Pictures stay out of the copy; set down each line of the listing below exactly.

## begin STORED DATA

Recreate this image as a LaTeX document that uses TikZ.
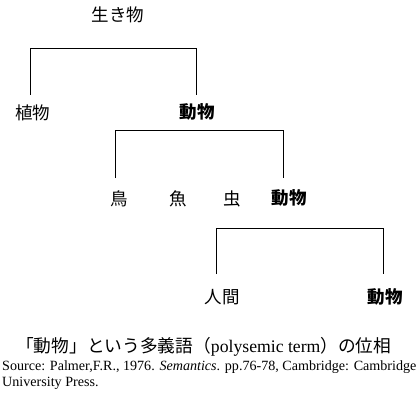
\documentclass[tikz,border=0pt]{standalone}
\usepackage{fontspec}
\setmainfont{Liberation Serif}
\newfontfamily\jp{Noto Sans CJK JP}
\begin{document}
\begin{tikzpicture}[x=1pt,y=-1pt,
  lbl/.style={inner sep=0pt,font=\jp\fontsize{17.5}{20}\selectfont},
  blbl/.style={inner sep=0pt,font=\jp\fontsize{17.5}{20}\selectfont\bfseries},
  brk/.style={draw=black,line width=0.7pt}]
\useasboundingbox (0,0) rectangle (420,401);
\node[lbl] (root) at (118,15) {生き物};
\node[lbl] (plant) at (33,113) {植物};
\node[blbl] (anim1) at (197,112) {動物};
\node[lbl] (bird) at (119,199) {鳥};
\node[lbl] (fish) at (178,199) {魚};
\node[lbl] (bug) at (232,199) {虫};
\node[blbl] (anim2) at (289,198) {動物};
\node[lbl] (human) at (222,297) {人間};
\node[blbl] (anim3) at (385,297) {動物};
\coordinate (b1l) at (30,95);
\coordinate (b1r) at (196,95);
\coordinate (b2l) at (115,178);
\coordinate (b2r) at (283,178);
\coordinate (b3l) at (216.5,274);
\coordinate (b3r) at (383,274);
\draw[brk] (b1l) -- (30,48) -- (196,48) -- (b1r);
\draw[brk] (b2l) -- (115,130.5) -- (283,130.5) -- (b2r);
\draw[brk] (b3l) -- (216.5,228) -- (383,228) -- (b3r);
\node[anchor=west,inner sep=0pt,font=\fontsize{17.7}{20}\selectfont] (cap) at (16,347) {{\jp 「動物」という多義語（}polysemic term{\jp ）の位相}};
\node[anchor=north west,inner sep=0pt,align=left,font=\fontsize{14.1}{15.5}\selectfont] (src) at (2,361) {Source: Palmer,F.R., 1976. \textit{Semantics}. pp.76-78, Cambridge: Cambridge\\University Press.};
\end{tikzpicture}
\end{document}
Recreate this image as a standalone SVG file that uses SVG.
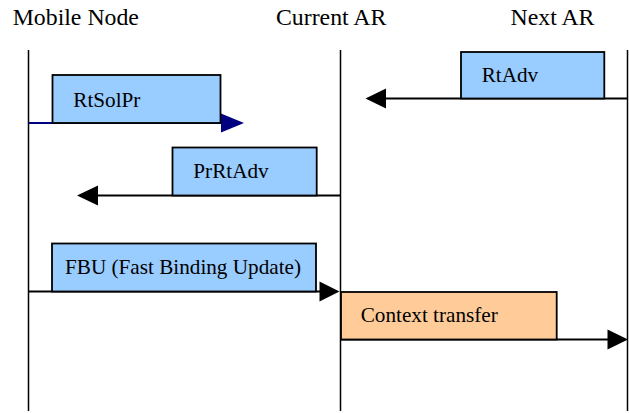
<svg xmlns="http://www.w3.org/2000/svg" width="629" height="413" viewBox="0 0 629 413">
  <style>
    .hdr { font-family: "Liberation Serif", "Times New Roman", serif; font-size: 23.8px; fill: #000; }
    .lbl { font-family: "Liberation Serif", "Times New Roman", serif; font-size: 21.2px; fill: #000; }
    .life { stroke: #000; stroke-width: 1.5; fill: none; }
    .msg { fill: #99CCFF; stroke: #000; stroke-width: 1.8; }
    .ctx { fill: #FFCC99; stroke: #000; stroke-width: 1.8; }
    .wire { stroke: #000; stroke-width: 1.8; fill: none; }
    .head { fill: #000; }
  </style>

  <!-- lifelines with their headings -->
  <g id="mobile-node">
    <text class="hdr" x="12.7" y="25">Mobile Node</text>
    <line class="life" x1="28.5" y1="50" x2="28.5" y2="411"/>
  </g>
  <g id="current-ar">
    <text class="hdr" x="276" y="25">Current AR</text>
    <line class="life" x1="340.5" y1="50" x2="340.5" y2="411"/>
  </g>
  <g id="next-ar">
    <text class="hdr" x="510.5" y="25">Next AR</text>
    <line class="life" x1="627.5" y1="50" x2="627.5" y2="411"/>
  </g>

  <!-- message arrows -->
  <g id="connectors">
    <line x1="28.5" y1="123" x2="224" y2="123" stroke="#000080" stroke-width="1.8"/>
    <polygon points="221,113.5 244,123 221,132.5" fill="#000080"/>

    <line class="wire" x1="627.5" y1="98.5" x2="384" y2="98.5"/>
    <polygon class="head" points="386,88.5 365.5,98.5 386,108.5"/>

    <line class="wire" x1="340.5" y1="195.5" x2="96" y2="195.5"/>
    <polygon class="head" points="98,185.5 77,195.5 98,205.5"/>

    <line class="wire" x1="28.5" y1="291.5" x2="322" y2="291.5"/>
    <polygon class="head" points="319.5,281.5 339.5,291.5 319.5,301.5"/>

    <line class="wire" x1="340.5" y1="339.5" x2="610" y2="339.5"/>
    <polygon class="head" points="607.5,329.5 628,339.5 607.5,349.5"/>
  </g>

  <!-- message boxes -->
  <g id="rtsolpr">
    <rect class="msg" x="52.5" y="75" width="168" height="48"/>
    <text class="lbl" x="73.3" y="106.7">RtSolPr</text>
  </g>
  <g id="rtadv">
    <rect class="msg" x="461" y="52" width="143.3" height="46.5"/>
    <text class="lbl" x="481.7" y="81.7">RtAdv</text>
  </g>
  <g id="prrtadv">
    <rect class="msg" x="172.5" y="147.5" width="144.2" height="48"/>
    <text class="lbl" x="193.3" y="177.7">PrRtAdv</text>
  </g>
  <g id="fbu">
    <rect class="msg" x="52" y="243.5" width="264" height="48"/>
    <text class="lbl" x="65" y="274.3">FBU (Fast Binding Update)</text>
  </g>
  <g id="context-transfer">
    <rect class="ctx" x="341" y="292" width="215.7" height="47.5"/>
    <text class="lbl" x="360.7" y="321.7">Context transfer</text>
  </g>
</svg>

## end STORED DATA

■ **SOLUTION TO THIS TASK**
Recreate this image as a LaTeX document that uses TikZ.
\documentclass[tikz,border=0pt]{standalone}
\usepackage{fontspec}
\setmainfont{Liberation Serif}
\newfontfamily\jp{Noto Sans CJK JP}
\begin{document}
\begin{tikzpicture}[x=1pt,y=-1pt,
  lbl/.style={inner sep=0pt,font=\jp\fontsize{17.5}{20}\selectfont},
  blbl/.style={inner sep=0pt,font=\jp\fontsize{17.5}{20}\selectfont\bfseries},
  brk/.style={draw=black,line width=0.7pt}]
\useasboundingbox (0,0) rectangle (420,401);
\node[lbl] (root) at (118,15) {生き物};
\node[lbl] (plant) at (33,113) {植物};
\node[blbl] (anim1) at (197,112) {動物};
\node[lbl] (bird) at (119,199) {鳥};
\node[lbl] (fish) at (178,199) {魚};
\node[lbl] (bug) at (232,199) {虫};
\node[blbl] (anim2) at (289,198) {動物};
\node[lbl] (human) at (222,297) {人間};
\node[blbl] (anim3) at (385,297) {動物};
\coordinate (b1l) at (30,95);
\coordinate (b1r) at (196,95);
\coordinate (b2l) at (115,178);
\coordinate (b2r) at (283,178);
\coordinate (b3l) at (216.5,274);
\coordinate (b3r) at (383,274);
\draw[brk] (b1l) -- (30,48) -- (196,48) -- (b1r);
\draw[brk] (b2l) -- (115,130.5) -- (283,130.5) -- (b2r);
\draw[brk] (b3l) -- (216.5,228) -- (383,228) -- (b3r);
\node[anchor=west,inner sep=0pt,font=\fontsize{17.7}{20}\selectfont] (cap) at (16,347) {{\jp 「動物」という多義語（}polysemic term{\jp ）の位相}};
\node[anchor=north west,inner sep=0pt,align=left,font=\fontsize{14.1}{15.5}\selectfont] (src) at (2,361) {Source: Palmer,F.R., 1976. \textit{Semantics}. pp.76-78, Cambridge: Cambridge\\University Press.};
\end{tikzpicture}
\end{document}
Recreate this image as a standalone SVG file that uses SVG.
<svg xmlns="http://www.w3.org/2000/svg" width="629" height="413" viewBox="0 0 629 413">
  <style>
    .hdr { font-family: "Liberation Serif", "Times New Roman", serif; font-size: 23.8px; fill: #000; }
    .lbl { font-family: "Liberation Serif", "Times New Roman", serif; font-size: 21.2px; fill: #000; }
    .life { stroke: #000; stroke-width: 1.5; fill: none; }
    .msg { fill: #99CCFF; stroke: #000; stroke-width: 1.8; }
    .ctx { fill: #FFCC99; stroke: #000; stroke-width: 1.8; }
    .wire { stroke: #000; stroke-width: 1.8; fill: none; }
    .head { fill: #000; }
  </style>

  <!-- lifelines with their headings -->
  <g id="mobile-node">
    <text class="hdr" x="12.7" y="25">Mobile Node</text>
    <line class="life" x1="28.5" y1="50" x2="28.5" y2="411"/>
  </g>
  <g id="current-ar">
    <text class="hdr" x="276" y="25">Current AR</text>
    <line class="life" x1="340.5" y1="50" x2="340.5" y2="411"/>
  </g>
  <g id="next-ar">
    <text class="hdr" x="510.5" y="25">Next AR</text>
    <line class="life" x1="627.5" y1="50" x2="627.5" y2="411"/>
  </g>

  <!-- message arrows -->
  <g id="connectors">
    <line x1="28.5" y1="123" x2="224" y2="123" stroke="#000080" stroke-width="1.8"/>
    <polygon points="221,113.5 244,123 221,132.5" fill="#000080"/>

    <line class="wire" x1="627.5" y1="98.5" x2="384" y2="98.5"/>
    <polygon class="head" points="386,88.5 365.5,98.5 386,108.5"/>

    <line class="wire" x1="340.5" y1="195.5" x2="96" y2="195.5"/>
    <polygon class="head" points="98,185.5 77,195.5 98,205.5"/>

    <line class="wire" x1="28.5" y1="291.5" x2="322" y2="291.5"/>
    <polygon class="head" points="319.5,281.5 339.5,291.5 319.5,301.5"/>

    <line class="wire" x1="340.5" y1="339.5" x2="610" y2="339.5"/>
    <polygon class="head" points="607.5,329.5 628,339.5 607.5,349.5"/>
  </g>

  <!-- message boxes -->
  <g id="rtsolpr">
    <rect class="msg" x="52.5" y="75" width="168" height="48"/>
    <text class="lbl" x="73.3" y="106.7">RtSolPr</text>
  </g>
  <g id="rtadv">
    <rect class="msg" x="461" y="52" width="143.3" height="46.5"/>
    <text class="lbl" x="481.7" y="81.7">RtAdv</text>
  </g>
  <g id="prrtadv">
    <rect class="msg" x="172.5" y="147.5" width="144.2" height="48"/>
    <text class="lbl" x="193.3" y="177.7">PrRtAdv</text>
  </g>
  <g id="fbu">
    <rect class="msg" x="52" y="243.5" width="264" height="48"/>
    <text class="lbl" x="65" y="274.3">FBU (Fast Binding Update)</text>
  </g>
  <g id="context-transfer">
    <rect class="ctx" x="341" y="292" width="215.7" height="47.5"/>
    <text class="lbl" x="360.7" y="321.7">Context transfer</text>
  </g>
</svg>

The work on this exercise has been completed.